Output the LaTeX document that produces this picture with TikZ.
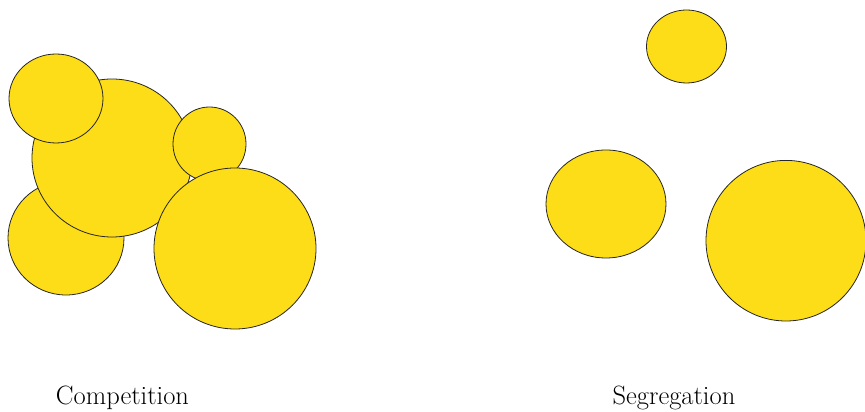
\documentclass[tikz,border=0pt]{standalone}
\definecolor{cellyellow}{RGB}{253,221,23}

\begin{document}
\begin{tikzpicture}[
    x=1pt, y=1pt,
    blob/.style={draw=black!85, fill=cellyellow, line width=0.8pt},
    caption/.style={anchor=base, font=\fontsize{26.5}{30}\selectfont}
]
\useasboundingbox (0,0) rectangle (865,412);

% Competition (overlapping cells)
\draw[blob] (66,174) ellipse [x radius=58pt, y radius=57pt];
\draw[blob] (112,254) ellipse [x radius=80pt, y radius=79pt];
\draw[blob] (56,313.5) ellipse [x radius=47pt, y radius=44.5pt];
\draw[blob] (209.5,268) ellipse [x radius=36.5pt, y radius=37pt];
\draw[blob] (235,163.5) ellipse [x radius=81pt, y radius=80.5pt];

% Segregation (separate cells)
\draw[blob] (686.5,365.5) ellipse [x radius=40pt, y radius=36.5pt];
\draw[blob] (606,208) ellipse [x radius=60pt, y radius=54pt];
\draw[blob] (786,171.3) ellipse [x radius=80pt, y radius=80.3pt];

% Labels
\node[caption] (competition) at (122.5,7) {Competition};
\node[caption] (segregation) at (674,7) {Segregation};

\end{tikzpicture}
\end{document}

·····

__SHORT EXERCISE__
Look at the listing and set down only the lines from its start through the line with "radius=81pt, y radius=80.5pt];", word for word and without pictures.

__FINAL ANSWER__
Output the LaTeX document that produces this picture with TikZ.
\documentclass[tikz,border=0pt]{standalone}
\definecolor{cellyellow}{RGB}{253,221,23}

\begin{document}
\begin{tikzpicture}[
    x=1pt, y=1pt,
    blob/.style={draw=black!85, fill=cellyellow, line width=0.8pt},
    caption/.style={anchor=base, font=\fontsize{26.5}{30}\selectfont}
]
\useasboundingbox (0,0) rectangle (865,412);

% Competition (overlapping cells)
\draw[blob] (66,174) ellipse [x radius=58pt, y radius=57pt];
\draw[blob] (112,254) ellipse [x radius=80pt, y radius=79pt];
\draw[blob] (56,313.5) ellipse [x radius=47pt, y radius=44.5pt];
\draw[blob] (209.5,268) ellipse [x radius=36.5pt, y radius=37pt];
\draw[blob] (235,163.5) ellipse [x radius=81pt, y radius=80.5pt];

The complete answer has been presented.